In recent years, the changing nature and operations of terrorist groups have led intelligence operators and collectors in West Africa to rely on the military, drones, and other weapons systems to combat terrorist groups. All of the methods, however, could still be used in the Sahel and other parts of West Africa without having American boots on the ground.

One could argue that engaging the different communities in that region as “civilians” would be more effective than heavily armed uniformed soldiers. Working with communities in West African countries on tangible projects that improve people’s lives is more effective than the kinetic force used by the military.

The way forward

The withdrawal of U.S. troops from West Africa should not be disconcerting. The administration could put in place certain policies and commitments that would prevent the creation of the dreaded vacuum. At least three specific suggestions come to mind. First, the U.S. government could provide the French military in West Africa, remotely, with the necessary technological and cyber tools to target and track the movement of terrorists throughout the region. Intelligence sharing with the French, which could include SIGINT, would go a long way toward locating and apprehending terrorist leaders.

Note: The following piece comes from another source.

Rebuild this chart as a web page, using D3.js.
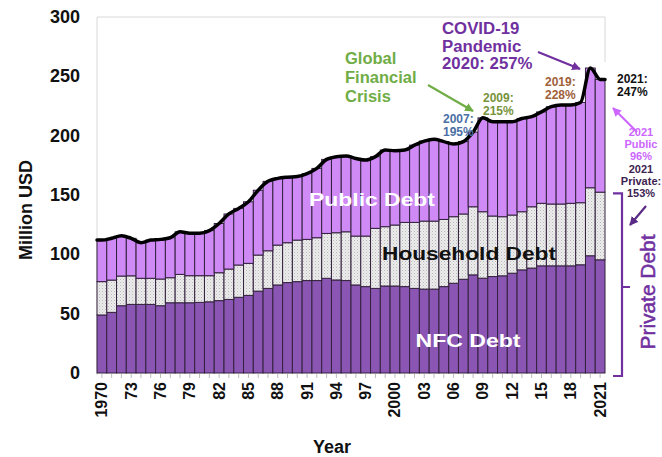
<!DOCTYPE html>
<html>
<head>
<meta charset="utf-8">
<script src="https://cdn.jsdelivr.net/npm/d3@7"></script>
<style>
  html, body { margin: 0; padding: 0; background: #ffffff; }
  svg { display: block; font-family: "Liberation Sans", Arial, sans-serif; }
</style>
</head>
<body>
<svg id="chart" width="662" height="457"></svg>
<script>
// ---------- data ----------
const years = d3.range(1970, 2022);
const nfcDebt = [48.9, 51.1, 56.7, 57.8, 57.8, 57.8, 56.7, 59.2, 59.2, 59.2,
  59.5, 60.0, 61.0, 62.0, 63.8, 65.4, 69.0, 71.3, 74.2, 76.2,
  77.0, 77.9, 77.9, 79.8, 78.4, 77.9, 74.2, 72.8, 71.3, 73.3,
  73.3, 72.8, 71.3, 70.7, 70.7, 72.8, 75.6, 79.0, 82.7, 79.9,
  81.3, 81.9, 84.1, 86.9, 88.4, 90.3, 90.3, 90.3, 90.3, 91.2,
  98.8, 95.4];
const householdDebt = [28.1, 27.2, 25.0, 24.1, 22.0, 22.0, 22.5, 21.1, 23.9, 22.8,
  22.5, 22.0, 23.5, 25.6, 27.2, 27.0, 30.4, 31.7, 33.6, 33.6,
  35.0, 34.7, 36.1, 37.8, 39.8, 41.1, 41.2, 42.6, 50.6, 50.0,
  51.4, 54.1, 55.6, 57.3, 57.3, 56.6, 56.1, 55.0, 57.4, 56.0,
  51.0, 49.8, 49.0, 49.0, 51.7, 52.7, 52.1, 52.1, 52.7, 52.3,
  57.3, 57.0];
const publicDebt = [35.0, 35.2, 34.0, 31.6, 30.0, 32.2, 33.4, 33.7, 35.9, 35.7,
  35.7, 38.0, 41.5, 46.4, 47.7, 51.9, 54.6, 58.5, 56.2, 55.2,
  53.5, 55.4, 58.4, 62.4, 64.1, 63.8, 65.4, 64.0, 60.4, 64.6,
  62.6, 61.0, 65.1, 67.4, 69.0, 65.6, 61.3, 61.0, 62.9, 79.1,
  79.4, 80.0, 78.6, 78.6, 75.9, 77.0, 82.0, 83.4, 82.8, 84.5,
  100.9, 95.0];
const seriesKeys = ["nfc", "household", "public"];
const yTicks = [0, 50, 100, 150, 200, 250, 300];
const xTickYears = [1970, 1973, 1976, 1979, 1982, 1985, 1988, 1991, 1994, 1997, 2000,
  2003, 2006, 2009, 2012, 2015, 2018, 2021];
const xTickLabels = ["1970", "73", "76", "79", "82", "85", "88", "91", "94", "97", "2000",
  "03", "06", "09", "12", "15", "18", "2021"];

// ---------- layout ----------
const svg = d3.select("#chart");
const pLeft = 97, pRight = 605, pTop = 17, pBottom = 373;

const rows = years.map((yr, i) => ({
  year: yr, nfc: nfcDebt[i], household: householdDebt[i], public: publicDebt[i]
}));
const stacked = d3.stack().keys(seriesKeys)(rows);

const x = d3.scaleBand().domain(years).range([pLeft, pRight]).padding(0);
const y = d3.scaleLinear().domain([0, 300]).range([pBottom, pTop]);

// pattern for household
const defs = svg.append("defs");
const pat = defs.append("pattern").attr("id", "dots")
  .attr("width", 3).attr("height", 3).attr("patternUnits", "userSpaceOnUse");
pat.append("rect").attr("width", 3).attr("height", 3).attr("fill", "#ececec");
pat.append("rect").attr("x", 0).attr("y", 0).attr("width", 1).attr("height", 1).attr("fill", "#b8b8b8");
pat.append("rect").attr("x", 1.5).attr("y", 1.5).attr("width", 1).attr("height", 1).attr("fill", "#cfcfcf");

const fills = { nfc: "#8a55b3", household: "url(#dots)", public: "#d08af6" };

// frame
svg.append("path")
  .attr("d", `M${pLeft},${pBottom + 2}V${pTop}H${pRight}V${y(262)}`)
  .attr("fill", "none").attr("stroke", "#d8d8d8").attr("stroke-width", 1);

// bars
stacked.forEach(s => {
  svg.append("g").selectAll("rect").data(s).join("rect")
    .attr("x", d => x(d.data.year))
    .attr("width", x.bandwidth())
    .attr("y", d => y(d[1]))
    .attr("height", d => y(d[0]) - y(d[1]))
    .attr("fill", fills[s.key])
    .attr("stroke", "#33213d")
    .attr("stroke-width", 1);
});

// total line along bar tops
const totals = rows.map(r => ({ year: r.year, v: r.nfc + r.household + r.public }));
const linePts = [[x(years[0]), y(totals[0].v)]]
  .concat(totals.map(t => [x(t.year) + x.bandwidth() / 2, y(t.v)]))
  .concat([[x(years[years.length - 1]) + x.bandwidth(), y(totals[totals.length - 1].v)]]);
svg.append("path")
  .attr("d", d3.line().curve(d3.curveMonotoneX)(linePts))
  .attr("fill", "none").attr("stroke", "#000").attr("stroke-width", 3.5)
  .attr("stroke-linejoin", "round").attr("stroke-linecap", "round");

// x ticks
svg.append("g").selectAll("line").data(years).join("line")
  .attr("x1", d => x(d) + x.bandwidth() / 2).attr("x2", d => x(d) + x.bandwidth() / 2)
  .attr("y1", pBottom + 1).attr("y2", pBottom + 5)
  .attr("stroke", "#bdbdbd").attr("stroke-width", 1);

svg.append("g").selectAll("text").data(xTickYears).join("text")
  .attr("transform", d => `translate(${x(d) + x.bandwidth() / 2 + 5.5},${pBottom + 9}) rotate(-90)`)
  .attr("text-anchor", "end")
  .attr("font-size", 16).attr("font-weight", "bold").attr("fill", "#111")
  .text((d, i) => xTickLabels[i]);

// y ticks
svg.append("g").selectAll("text").data(yTicks).join("text")
  .attr("x", 80).attr("y", d => y(d) + 6)
  .attr("text-anchor", "end")
  .attr("font-size", 18).attr("font-weight", "bold").attr("fill", "#111")
  .text(d => d);

// axis titles
svg.append("text").attr("x", 332).attr("y", 453).attr("text-anchor", "middle")
  .attr("font-size", 18).attr("font-weight", "bold").attr("fill", "#111").text("Year");
svg.append("text").attr("transform", "translate(32,210) rotate(-90)").attr("text-anchor", "middle")
  .attr("font-size", 18).attr("font-weight", "bold").attr("fill", "#111").text("Million USD");

// series labels (reference text is horizontally stretched)
function seriesLabel(txt, cx, by, len, color) {
  svg.append("text").attr("x", cx - len / 2).attr("y", by)
    .attr("font-size", 19).attr("font-weight", "bold").attr("fill", color)
    .attr("textLength", len).attr("lengthAdjust", "spacingAndGlyphs").text(txt);
}
seriesLabel("Public Debt", 372, 206, 126, "#ffffff");
seriesLabel("Household Debt", 469, 260, 174, "#111");
seriesLabel("NFC Debt", 468, 347, 105, "#ffffff");

// arrowheads
function marker(id, color) {
  defs.append("marker").attr("id", id).attr("viewBox", "0 0 10 10")
    .attr("refX", 9).attr("refY", 5).attr("markerWidth", 4).attr("markerHeight", 4)
    .attr("orient", "auto")
    .append("path").attr("d", "M0,0L10,5L0,10z").attr("fill", color);
}
marker("mGreen", "#70ad47");
marker("mPurple", "#7030a0");
marker("mPink", "#cc66ff");
marker("mDark", "#5b2a86");

function arrow(x1, y1, x2, y2, color, m) {
  svg.append("line").attr("x1", x1).attr("y1", y1).attr("x2", x2).attr("y2", y2)
    .attr("stroke", color).attr("stroke-width", 2.2).attr("marker-end", `url(#${m})`);
}
function block(lines, x0, y0, lh, size, color, anchor) {
  const t = svg.append("text").attr("font-size", size).attr("font-weight", "bold")
    .attr("fill", color).attr("text-anchor", anchor || "start");
  lines.forEach((l, i) => t.append("tspan").attr("x", x0).attr("y", y0 + i * lh).text(l));
}

block(["Global", "Financial", "Crisis"], 345, 64, 19, 16.5, "#70ad47");
arrow(428, 85, 473, 111, "#70ad47", "mGreen");
block(["2009:", "215%"], 483, 102, 12.5, 12, "#77933c");
block(["2007:", "195%"], 443, 123, 12.5, 12, "#4a6fa5");
block(["2019:", "228%"], 545, 86, 13, 12, "#a0603a");
block(["COVID-19", "Pandemic", "2020: 257%"], 442, 34, 17.5, 16.8, "#7030a0");
arrow(538, 52, 580, 69, "#7030a0", "mPurple");
block(["2021:", "247%"], 617, 83, 12.5, 12, "#111");
arrow(637, 132, 613, 108, "#cc66ff", "mPink");
block(["2021", "Public", "96%"], 641, 136, 12, 11, "#cc66ff", "middle");
block(["2021", "Private:", "153%"], 641, 173, 12, 11, "#3d2350", "middle");
arrow(646, 206, 630, 225, "#5b2a86", "mDark");

// bracket for private debt
const bTop = y(153) + 2, bBot = pBottom + 3, bMid = 287;
svg.append("path")
  .attr("d", `M613,${bTop}H622V${bMid}H630M622,${bMid}V${bBot}H613`)
  .attr("fill", "none").attr("stroke", "#7030a0").attr("stroke-width", 2.2);
svg.append("text").attr("transform", `translate(655,292) rotate(-90)`)
  .attr("text-anchor", "middle").attr("font-size", 20).attr("fill", "#7030a0")
  .attr("stroke", "#7030a0").attr("stroke-width", 0.5)
  .attr("textLength", 115).attr("lengthAdjust", "spacingAndGlyphs")
  .text("Private Debt");
</script>
</body>
</html>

Second, the administration should boost American intelligence activities in the region through transnational collaboration with intelligence agencies in the different West African and Sahel countries facing imminent terrorist threats. Such collaboration should be devoid of politics, have clear objectives, and be based on a common and mutually acceptable definition of what constitutes terrorism and a terrorist activity.

Transnational intelligence collaboration, based on professionalism and sound tradecraft training, usually but not always, underpins a clear definition of terrorism. In dealing with dictatorial regimes, such a definition must not advance the repressive policies of particular rulers under the guise of fighting terrorism. This has never been an easy task, especially when the terrorist threat in a particular region requires collaboration with the intelligence services of autocratic and repressive regimes.

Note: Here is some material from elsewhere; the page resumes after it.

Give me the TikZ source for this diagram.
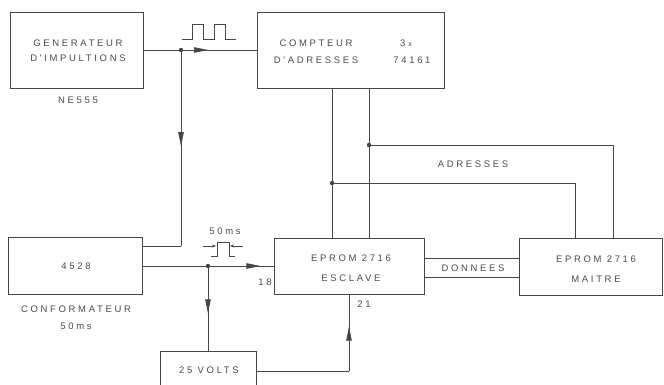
\documentclass[tikz,border=0pt]{standalone}
\usepackage{fontspec}
\newfontfamily\lab[LetterSpace=28]{Liberation Sans}
\usetikzlibrary{arrows.meta,decorations.markings,calc}
\definecolor{ink}{HTML}{464646}
\definecolor{txt}{HTML}{4A4A4A}
\begin{document}
\begin{tikzpicture}[x=1pt,y=-1pt,
 box/.style={draw=ink,line width=0.9pt,inner sep=0pt},
 lbl/.style={text=txt,font=\lab\fontsize{9.5}{15}\selectfont,inner sep=0pt,align=center},
 wire/.style={draw=ink,line width=0.8pt},
 arrowat/.style={postaction={decorate},decoration={markings,mark=at position #1 with {\arrow{Triangle[length=14pt,width=5.5pt]}}}},
 small/.style={-{Stealth[length=4pt,width=3pt]}}]
\useasboundingbox (0,0) rectangle (664,385);
% boxes
\node[box,minimum width=133pt,minimum height=76pt] (gen) at (76.5,50) {};
\node[box,minimum width=187pt,minimum height=76pt] (comp) at (350.5,50) {};
\node[box,minimum width=134pt,minimum height=57pt] (conf) at (75,265.5) {};
\node[box,minimum width=150pt,minimum height=56pt] (escl) at (349,266) {};
\node[box,minimum width=143pt,minimum height=57pt] (mait) at (590.5,266.5) {};
\node[box,minimum width=96pt,minimum height=40pt] (volt) at (208,371) {};
% texts
\node[lbl] (gent) at (78,51) {GENERATEUR\\D'IMPULTIONS};
\node[lbl] (ne) at (78,100) {NE555};
\node[lbl,font=\lab\fontsize{9.5}{17}\selectfont] (compt) at (316,51.5) {COMPTEUR\\D'ADRESSES};
\node[lbl] (comp3) at (406,43) {3\,\,{\fontsize{7}{7}\selectfont x}};
\node[lbl] (compn) at (412,60) {74161};
\node[lbl] (conft) at (76,266) {4528};
\node[lbl,font=\lab\fontsize{9.5}{17}\selectfont] (confl) at (76,317.5) {CONFORMATEUR\\50ms};
\node[lbl,font=\lab\fontsize{9.5}{20}\selectfont] (esclt) at (351,268) {EPROM 2716\\ESCLAVE};
\node[lbl,font=\lab\fontsize{9.5}{20}\selectfont] (maitt) at (596,269) {EPROM 2716\\MAITRE};
\node[lbl] (voltt) at (209,370) {25 VOLTS};
\node[lbl] (adr) at (473,164) {ADRESSES};
\node[lbl] (don) at (473,268) {DONNEES};
\node[lbl] (p18) at (265,282) {18};
\node[lbl] (p21) at (364,304) {21};
\node[lbl] (ms) at (225,231) {50ms};
% junctions
\coordinate (J1) at (181,50);
\coordinate (B1) at (181,246);
\coordinate (J2) at (208,266);
\coordinate (B2) at (349,371);
\coordinate (J3) at (369,145);
\coordinate (K3) at (613,145);
\coordinate (J4) at (332,183);
\coordinate (K4) at (575,183);
\coordinate (D1) at (472,258);
\coordinate (D2) at (472,277);
% wires
\draw[wire,arrowat=0.57] (gen.east) -- (comp.west);
\draw[wire,arrowat=0.49] (J1) -- (B1);
\draw[wire] (B1) -- (B1 -| conf.east);
\draw[wire,arrowat=0.9] (conf.east |- J2) -- (escl.west |- J2);
\draw[wire,arrowat=0.56] (J2) -- (volt.north);
\draw[wire] (volt.east) -- (B2);
\draw[wire,arrowat=0.58] (B2) -- (escl.south);
\draw[wire] (comp.south -| J4) -- (escl.north -| J4);
\draw[wire] (comp.south -| J3) -- (escl.north -| J3);
\draw[wire] (J3) -- (K3) -- (K3 |- mait.north);
\draw[wire] (J4) -- (K4) -- (K4 |- mait.north);
\draw[wire] (escl.east |- D1) -- (mait.west |- D1);
\draw[wire] (escl.east |- D2) -- (mait.west |- D2);
\foreach \p in {J1,J2,J3,J4} \fill[ink] (\p) circle (2.2pt);
% pulse trains
\draw[wire,line width=0.7pt] (182,39) -- (192,39) -- (192,24.5) -- (203,24.5) -- (203,39) -- (214,39) -- (214,24.5) -- (225,24.5) -- (225,39) -- (236,39);
\draw[wire,line width=0.7pt] (211,256) -- (217,256) -- (217,242) -- (229,242) -- (229,256) -- (235,256);
\draw[wire,line width=0.6pt,small] (203,246) -- (216,246);
\draw[wire,line width=0.6pt,small] (243,246) -- (230,246);
\end{tikzpicture}
\end{document}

Recent history has shown that certain political leaders in countries across the globe, including in West Africa, have labeled dissident activists or groups that oppose a ruler’s repressive and corrupt policies as terrorists. Lumping domestic opposition groups with transnational and foreign groups might serve the interests of a particular leader but not American interests. Therefore, as I noted in a chapter in “Combating Transnational Terrorism: Searching for a New Paradigm” — which was derived from a presentation I delivered in 2009 at Oxford University — it’s possible to argue that intelligence collaboration should not continue with politically-motivated intelligence services in autocratic regimes because of the fear that such collaboration could further the interests of the autocratic regime.

Third, the Trump administration should increase the State Department’s budget for community engagement in countries in need, especially in West Africa and the Sahel region. Military  withdrawal should be followed by massive programs designed to improve the lives of peoples in West African countries. These aid programs would cover health, education, women’s health and children’s hygiene, farming, clean water, electricity, vocational training for teenagers, start-ups of community-based businesses, and job creation enterprises.

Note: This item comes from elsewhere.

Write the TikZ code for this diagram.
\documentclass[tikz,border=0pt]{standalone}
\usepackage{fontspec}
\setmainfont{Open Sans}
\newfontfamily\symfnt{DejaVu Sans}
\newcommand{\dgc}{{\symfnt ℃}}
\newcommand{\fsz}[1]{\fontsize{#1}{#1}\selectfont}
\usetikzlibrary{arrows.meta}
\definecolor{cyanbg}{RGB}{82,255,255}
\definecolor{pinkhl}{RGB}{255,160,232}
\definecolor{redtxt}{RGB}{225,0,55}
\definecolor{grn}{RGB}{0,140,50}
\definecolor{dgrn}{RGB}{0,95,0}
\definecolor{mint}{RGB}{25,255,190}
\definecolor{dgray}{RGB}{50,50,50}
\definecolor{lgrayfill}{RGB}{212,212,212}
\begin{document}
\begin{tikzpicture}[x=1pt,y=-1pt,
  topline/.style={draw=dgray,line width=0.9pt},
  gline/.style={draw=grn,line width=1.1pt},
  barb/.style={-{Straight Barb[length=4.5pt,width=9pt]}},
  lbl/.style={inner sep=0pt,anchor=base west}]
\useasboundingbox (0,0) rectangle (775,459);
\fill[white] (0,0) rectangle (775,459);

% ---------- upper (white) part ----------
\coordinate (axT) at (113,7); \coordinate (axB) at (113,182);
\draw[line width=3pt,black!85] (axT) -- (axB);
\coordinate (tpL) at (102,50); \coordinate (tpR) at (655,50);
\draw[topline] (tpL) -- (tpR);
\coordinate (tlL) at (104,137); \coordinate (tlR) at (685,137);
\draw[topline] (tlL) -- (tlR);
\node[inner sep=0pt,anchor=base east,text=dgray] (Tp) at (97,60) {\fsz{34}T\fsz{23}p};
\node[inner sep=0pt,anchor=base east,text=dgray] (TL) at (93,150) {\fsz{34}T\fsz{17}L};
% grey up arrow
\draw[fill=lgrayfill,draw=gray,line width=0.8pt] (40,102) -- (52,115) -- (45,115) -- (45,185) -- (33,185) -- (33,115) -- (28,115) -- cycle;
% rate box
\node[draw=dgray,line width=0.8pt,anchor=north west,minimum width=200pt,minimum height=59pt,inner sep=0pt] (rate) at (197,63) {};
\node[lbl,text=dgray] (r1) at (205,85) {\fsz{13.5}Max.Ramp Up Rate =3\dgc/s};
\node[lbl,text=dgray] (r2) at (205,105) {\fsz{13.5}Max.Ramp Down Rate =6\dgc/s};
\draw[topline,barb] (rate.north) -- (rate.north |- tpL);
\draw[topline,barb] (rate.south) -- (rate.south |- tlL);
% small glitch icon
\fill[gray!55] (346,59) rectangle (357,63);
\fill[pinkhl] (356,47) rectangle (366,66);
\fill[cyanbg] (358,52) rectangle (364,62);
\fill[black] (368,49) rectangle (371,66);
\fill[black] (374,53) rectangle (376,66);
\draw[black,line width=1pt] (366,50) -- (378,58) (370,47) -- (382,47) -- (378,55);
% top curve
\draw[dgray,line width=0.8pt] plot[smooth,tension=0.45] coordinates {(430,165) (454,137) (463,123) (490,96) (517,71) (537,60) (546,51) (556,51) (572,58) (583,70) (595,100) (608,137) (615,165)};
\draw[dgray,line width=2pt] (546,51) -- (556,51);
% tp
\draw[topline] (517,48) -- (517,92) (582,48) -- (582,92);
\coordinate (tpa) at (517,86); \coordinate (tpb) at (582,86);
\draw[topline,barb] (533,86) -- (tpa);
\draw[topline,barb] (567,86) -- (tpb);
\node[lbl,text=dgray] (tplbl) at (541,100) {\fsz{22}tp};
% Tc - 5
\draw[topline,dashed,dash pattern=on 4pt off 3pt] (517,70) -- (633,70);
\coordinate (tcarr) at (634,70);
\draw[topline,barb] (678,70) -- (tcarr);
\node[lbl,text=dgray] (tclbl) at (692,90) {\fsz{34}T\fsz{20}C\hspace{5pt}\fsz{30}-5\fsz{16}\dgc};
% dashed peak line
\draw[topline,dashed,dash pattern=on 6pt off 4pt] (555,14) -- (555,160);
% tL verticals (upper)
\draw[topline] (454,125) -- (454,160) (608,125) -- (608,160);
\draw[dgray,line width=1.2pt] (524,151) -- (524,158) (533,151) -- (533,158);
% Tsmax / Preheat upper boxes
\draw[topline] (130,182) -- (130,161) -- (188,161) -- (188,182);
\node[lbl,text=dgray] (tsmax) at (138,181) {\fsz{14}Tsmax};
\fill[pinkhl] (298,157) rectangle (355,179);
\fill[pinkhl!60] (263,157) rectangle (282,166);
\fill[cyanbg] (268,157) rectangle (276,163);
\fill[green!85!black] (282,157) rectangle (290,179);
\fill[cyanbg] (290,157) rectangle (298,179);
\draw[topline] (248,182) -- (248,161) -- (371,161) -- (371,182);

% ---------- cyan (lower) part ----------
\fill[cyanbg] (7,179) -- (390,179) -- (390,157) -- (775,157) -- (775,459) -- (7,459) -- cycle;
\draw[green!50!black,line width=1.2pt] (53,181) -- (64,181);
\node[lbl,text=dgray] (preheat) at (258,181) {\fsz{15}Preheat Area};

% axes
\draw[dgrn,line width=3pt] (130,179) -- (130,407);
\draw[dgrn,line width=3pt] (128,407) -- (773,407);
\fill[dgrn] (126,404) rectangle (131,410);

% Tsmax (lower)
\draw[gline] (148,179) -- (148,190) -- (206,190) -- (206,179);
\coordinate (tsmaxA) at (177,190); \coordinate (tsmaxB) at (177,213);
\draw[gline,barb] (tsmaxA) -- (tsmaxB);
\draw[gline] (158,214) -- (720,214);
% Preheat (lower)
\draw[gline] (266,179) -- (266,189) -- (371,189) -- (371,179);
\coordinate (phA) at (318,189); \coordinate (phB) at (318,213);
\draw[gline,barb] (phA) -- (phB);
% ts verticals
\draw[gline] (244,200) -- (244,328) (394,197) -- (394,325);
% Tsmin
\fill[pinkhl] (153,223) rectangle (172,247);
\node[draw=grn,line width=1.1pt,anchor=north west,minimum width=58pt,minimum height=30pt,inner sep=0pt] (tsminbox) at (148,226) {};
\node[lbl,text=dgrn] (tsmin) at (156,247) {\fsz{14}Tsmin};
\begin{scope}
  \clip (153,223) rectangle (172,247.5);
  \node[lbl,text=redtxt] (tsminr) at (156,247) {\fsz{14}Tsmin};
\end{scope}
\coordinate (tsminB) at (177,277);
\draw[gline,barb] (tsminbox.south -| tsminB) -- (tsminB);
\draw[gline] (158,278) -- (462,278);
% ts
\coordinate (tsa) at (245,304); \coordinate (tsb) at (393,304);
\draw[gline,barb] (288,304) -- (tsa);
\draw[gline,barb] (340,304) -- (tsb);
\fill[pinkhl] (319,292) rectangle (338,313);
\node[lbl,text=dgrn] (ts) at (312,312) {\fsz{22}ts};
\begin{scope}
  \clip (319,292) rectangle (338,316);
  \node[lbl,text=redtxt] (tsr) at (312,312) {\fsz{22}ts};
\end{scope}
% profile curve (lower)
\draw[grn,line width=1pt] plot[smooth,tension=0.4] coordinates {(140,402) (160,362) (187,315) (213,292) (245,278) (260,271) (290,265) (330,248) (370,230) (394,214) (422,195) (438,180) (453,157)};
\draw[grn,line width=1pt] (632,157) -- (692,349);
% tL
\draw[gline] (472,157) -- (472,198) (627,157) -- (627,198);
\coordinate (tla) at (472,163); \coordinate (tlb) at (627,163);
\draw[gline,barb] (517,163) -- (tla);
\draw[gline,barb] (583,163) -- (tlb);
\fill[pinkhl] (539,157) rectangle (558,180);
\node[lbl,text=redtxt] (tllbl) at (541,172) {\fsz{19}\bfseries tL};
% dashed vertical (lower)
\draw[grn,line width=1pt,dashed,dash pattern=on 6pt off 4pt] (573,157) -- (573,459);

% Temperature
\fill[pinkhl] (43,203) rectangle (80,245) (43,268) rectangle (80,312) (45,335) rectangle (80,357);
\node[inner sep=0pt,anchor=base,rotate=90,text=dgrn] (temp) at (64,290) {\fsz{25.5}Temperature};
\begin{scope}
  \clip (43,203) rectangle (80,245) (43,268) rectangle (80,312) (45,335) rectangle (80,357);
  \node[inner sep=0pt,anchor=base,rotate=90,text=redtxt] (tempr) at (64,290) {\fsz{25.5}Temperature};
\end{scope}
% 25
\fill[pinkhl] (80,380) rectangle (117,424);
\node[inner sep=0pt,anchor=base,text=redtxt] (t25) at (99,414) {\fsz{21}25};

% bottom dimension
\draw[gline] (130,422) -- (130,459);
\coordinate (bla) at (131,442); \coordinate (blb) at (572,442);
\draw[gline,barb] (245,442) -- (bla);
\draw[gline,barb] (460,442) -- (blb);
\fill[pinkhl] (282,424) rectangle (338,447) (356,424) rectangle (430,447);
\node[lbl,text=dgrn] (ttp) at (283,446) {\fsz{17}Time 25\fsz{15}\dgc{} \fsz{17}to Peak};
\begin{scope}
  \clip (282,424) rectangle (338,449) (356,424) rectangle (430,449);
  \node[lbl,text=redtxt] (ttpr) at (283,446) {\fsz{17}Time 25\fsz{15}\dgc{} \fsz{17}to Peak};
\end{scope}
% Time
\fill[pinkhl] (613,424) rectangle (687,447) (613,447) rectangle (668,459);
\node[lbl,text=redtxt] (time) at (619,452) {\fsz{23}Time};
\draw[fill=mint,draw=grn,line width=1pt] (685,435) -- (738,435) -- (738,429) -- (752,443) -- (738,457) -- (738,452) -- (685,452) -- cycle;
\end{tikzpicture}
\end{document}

During my numerous visits to many of these countries, I discovered that most people, whether in major cities or in small poor hamlets in rural areas across the Sahel region, are more interested in providing a decent life for their families, educating their children, paying bills, and putting food on the table. In most cases, they drift toward radical ideologies when they see no hope for a better future. Radicalizers operate well in such a murky environment. If Washington believes that a healthy, prosperous, and promising West Africa is good for America’s interest, community engagement, not the military, is the only promising policy.